Your task is to output the listing word for word, with pictures excluded.

========================================

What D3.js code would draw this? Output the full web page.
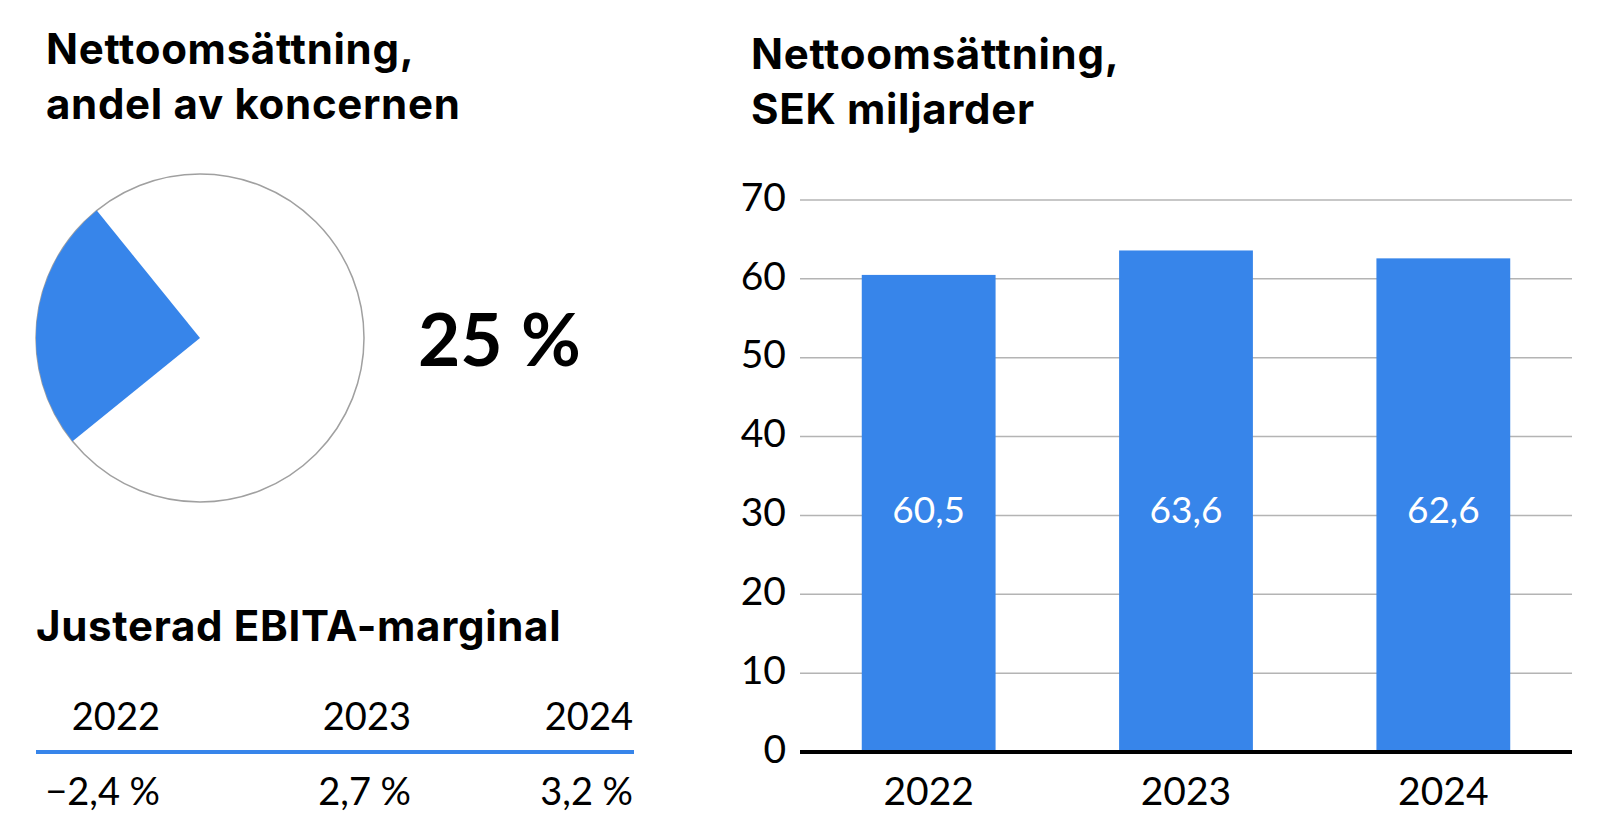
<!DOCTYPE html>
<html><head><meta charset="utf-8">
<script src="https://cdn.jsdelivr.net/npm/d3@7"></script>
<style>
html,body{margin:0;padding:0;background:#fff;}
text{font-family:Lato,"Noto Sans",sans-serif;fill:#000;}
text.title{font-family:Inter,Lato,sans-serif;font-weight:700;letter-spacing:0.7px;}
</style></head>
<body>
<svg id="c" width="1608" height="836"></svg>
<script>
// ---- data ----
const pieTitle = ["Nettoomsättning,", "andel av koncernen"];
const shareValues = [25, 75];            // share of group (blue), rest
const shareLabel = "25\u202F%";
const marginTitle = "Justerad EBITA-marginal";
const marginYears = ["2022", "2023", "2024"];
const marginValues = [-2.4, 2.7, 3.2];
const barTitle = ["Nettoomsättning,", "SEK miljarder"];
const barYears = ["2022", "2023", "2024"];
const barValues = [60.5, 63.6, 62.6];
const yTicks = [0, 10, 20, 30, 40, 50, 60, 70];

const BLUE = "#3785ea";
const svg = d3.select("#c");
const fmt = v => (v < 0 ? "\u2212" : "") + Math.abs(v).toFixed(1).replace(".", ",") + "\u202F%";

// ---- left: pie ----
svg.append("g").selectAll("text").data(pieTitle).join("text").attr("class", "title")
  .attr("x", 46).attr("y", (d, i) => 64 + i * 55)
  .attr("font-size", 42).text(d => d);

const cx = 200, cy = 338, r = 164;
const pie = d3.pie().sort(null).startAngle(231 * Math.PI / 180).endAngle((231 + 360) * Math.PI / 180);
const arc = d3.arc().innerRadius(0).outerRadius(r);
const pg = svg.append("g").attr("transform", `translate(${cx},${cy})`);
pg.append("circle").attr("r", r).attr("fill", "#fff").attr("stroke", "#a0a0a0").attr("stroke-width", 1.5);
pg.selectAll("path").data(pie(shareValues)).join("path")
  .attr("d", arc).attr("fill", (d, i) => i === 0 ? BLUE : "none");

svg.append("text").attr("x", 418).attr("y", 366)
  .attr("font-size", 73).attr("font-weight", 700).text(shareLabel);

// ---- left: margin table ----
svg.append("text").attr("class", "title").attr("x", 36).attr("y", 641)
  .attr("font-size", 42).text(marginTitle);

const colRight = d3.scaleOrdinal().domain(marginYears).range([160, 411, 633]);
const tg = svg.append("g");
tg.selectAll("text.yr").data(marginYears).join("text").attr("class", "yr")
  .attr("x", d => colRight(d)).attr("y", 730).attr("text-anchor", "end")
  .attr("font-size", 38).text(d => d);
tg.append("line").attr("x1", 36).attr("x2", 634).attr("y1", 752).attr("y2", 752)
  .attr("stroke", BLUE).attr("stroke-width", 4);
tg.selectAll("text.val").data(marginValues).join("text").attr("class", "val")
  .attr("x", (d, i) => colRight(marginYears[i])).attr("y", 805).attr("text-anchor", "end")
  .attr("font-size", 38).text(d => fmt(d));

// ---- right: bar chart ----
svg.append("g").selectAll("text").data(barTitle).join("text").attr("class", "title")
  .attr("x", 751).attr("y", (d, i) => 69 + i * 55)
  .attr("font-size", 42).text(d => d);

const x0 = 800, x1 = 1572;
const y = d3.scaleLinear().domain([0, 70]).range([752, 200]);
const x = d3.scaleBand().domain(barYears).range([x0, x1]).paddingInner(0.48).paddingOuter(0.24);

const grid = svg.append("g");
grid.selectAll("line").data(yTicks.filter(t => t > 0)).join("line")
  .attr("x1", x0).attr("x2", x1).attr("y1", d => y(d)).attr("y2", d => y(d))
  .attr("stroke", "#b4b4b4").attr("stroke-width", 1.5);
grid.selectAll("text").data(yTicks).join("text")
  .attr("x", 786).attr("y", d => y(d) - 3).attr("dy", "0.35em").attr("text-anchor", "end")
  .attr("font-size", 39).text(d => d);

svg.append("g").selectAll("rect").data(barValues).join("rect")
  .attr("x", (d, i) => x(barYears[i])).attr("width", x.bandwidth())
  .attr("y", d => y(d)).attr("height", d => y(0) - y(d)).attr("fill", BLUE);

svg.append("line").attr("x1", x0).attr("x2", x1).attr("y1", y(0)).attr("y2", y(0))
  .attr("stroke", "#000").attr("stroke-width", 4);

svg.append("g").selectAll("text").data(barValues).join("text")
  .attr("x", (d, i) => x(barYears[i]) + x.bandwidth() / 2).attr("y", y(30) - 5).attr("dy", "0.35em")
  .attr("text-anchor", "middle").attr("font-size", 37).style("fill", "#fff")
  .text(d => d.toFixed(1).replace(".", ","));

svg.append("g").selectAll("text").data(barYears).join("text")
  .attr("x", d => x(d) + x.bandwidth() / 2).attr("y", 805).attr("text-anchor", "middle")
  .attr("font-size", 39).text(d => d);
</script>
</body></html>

========================================

▶ _PROBLEM SOLUTION_
What D3.js code would draw this? Output the full web page.
<!DOCTYPE html>
<html><head><meta charset="utf-8">
<script src="https://cdn.jsdelivr.net/npm/d3@7"></script>
<style>
html,body{margin:0;padding:0;background:#fff;}
text{font-family:Lato,"Noto Sans",sans-serif;fill:#000;}
text.title{font-family:Inter,Lato,sans-serif;font-weight:700;letter-spacing:0.7px;}
</style></head>
<body>
<svg id="c" width="1608" height="836"></svg>
<script>
// ---- data ----
const pieTitle = ["Nettoomsättning,", "andel av koncernen"];
const shareValues = [25, 75];            // share of group (blue), rest
const shareLabel = "25\u202F%";
const marginTitle = "Justerad EBITA-marginal";
const marginYears = ["2022", "2023", "2024"];
const marginValues = [-2.4, 2.7, 3.2];
const barTitle = ["Nettoomsättning,", "SEK miljarder"];
const barYears = ["2022", "2023", "2024"];
const barValues = [60.5, 63.6, 62.6];
const yTicks = [0, 10, 20, 30, 40, 50, 60, 70];

const BLUE = "#3785ea";
const svg = d3.select("#c");
const fmt = v => (v < 0 ? "\u2212" : "") + Math.abs(v).toFixed(1).replace(".", ",") + "\u202F%";

// ---- left: pie ----
svg.append("g").selectAll("text").data(pieTitle).join("text").attr("class", "title")
  .attr("x", 46).attr("y", (d, i) => 64 + i * 55)
  .attr("font-size", 42).text(d => d);

const cx = 200, cy = 338, r = 164;
const pie = d3.pie().sort(null).startAngle(231 * Math.PI / 180).endAngle((231 + 360) * Math.PI / 180);
const arc = d3.arc().innerRadius(0).outerRadius(r);
const pg = svg.append("g").attr("transform", `translate(${cx},${cy})`);
pg.append("circle").attr("r", r).attr("fill", "#fff").attr("stroke", "#a0a0a0").attr("stroke-width", 1.5);
pg.selectAll("path").data(pie(shareValues)).join("path")
  .attr("d", arc).attr("fill", (d, i) => i === 0 ? BLUE : "none");

svg.append("text").attr("x", 418).attr("y", 366)
  .attr("font-size", 73).attr("font-weight", 700).text(shareLabel);

// ---- left: margin table ----
svg.append("text").attr("class", "title").attr("x", 36).attr("y", 641)
  .attr("font-size", 42).text(marginTitle);

const colRight = d3.scaleOrdinal().domain(marginYears).range([160, 411, 633]);
const tg = svg.append("g");
tg.selectAll("text.yr").data(marginYears).join("text").attr("class", "yr")
  .attr("x", d => colRight(d)).attr("y", 730).attr("text-anchor", "end")
  .attr("font-size", 38).text(d => d);
tg.append("line").attr("x1", 36).attr("x2", 634).attr("y1", 752).attr("y2", 752)
  .attr("stroke", BLUE).attr("stroke-width", 4);
tg.selectAll("text.val").data(marginValues).join("text").attr("class", "val")
  .attr("x", (d, i) => colRight(marginYears[i])).attr("y", 805).attr("text-anchor", "end")
  .attr("font-size", 38).text(d => fmt(d));

// ---- right: bar chart ----
svg.append("g").selectAll("text").data(barTitle).join("text").attr("class", "title")
  .attr("x", 751).attr("y", (d, i) => 69 + i * 55)
  .attr("font-size", 42).text(d => d);

const x0 = 800, x1 = 1572;
const y = d3.scaleLinear().domain([0, 70]).range([752, 200]);
const x = d3.scaleBand().domain(barYears).range([x0, x1]).paddingInner(0.48).paddingOuter(0.24);

const grid = svg.append("g");
grid.selectAll("line").data(yTicks.filter(t => t > 0)).join("line")
  .attr("x1", x0).attr("x2", x1).attr("y1", d => y(d)).attr("y2", d => y(d))
  .attr("stroke", "#b4b4b4").attr("stroke-width", 1.5);
grid.selectAll("text").data(yTicks).join("text")
  .attr("x", 786).attr("y", d => y(d) - 3).attr("dy", "0.35em").attr("text-anchor", "end")
  .attr("font-size", 39).text(d => d);

svg.append("g").selectAll("rect").data(barValues).join("rect")
  .attr("x", (d, i) => x(barYears[i])).attr("width", x.bandwidth())
  .attr("y", d => y(d)).attr("height", d => y(0) - y(d)).attr("fill", BLUE);

svg.append("line").attr("x1", x0).attr("x2", x1).attr("y1", y(0)).attr("y2", y(0))
  .attr("stroke", "#000").attr("stroke-width", 4);

svg.append("g").selectAll("text").data(barValues).join("text")
  .attr("x", (d, i) => x(barYears[i]) + x.bandwidth() / 2).attr("y", y(30) - 5).attr("dy", "0.35em")
  .attr("text-anchor", "middle").attr("font-size", 37).style("fill", "#fff")
  .text(d => d.toFixed(1).replace(".", ","));

svg.append("g").selectAll("text").data(barYears).join("text")
  .attr("x", d => x(d) + x.bandwidth() / 2).attr("y", 805).attr("text-anchor", "middle")
  .attr("font-size", 39).text(d => d);
</script>
</body></html>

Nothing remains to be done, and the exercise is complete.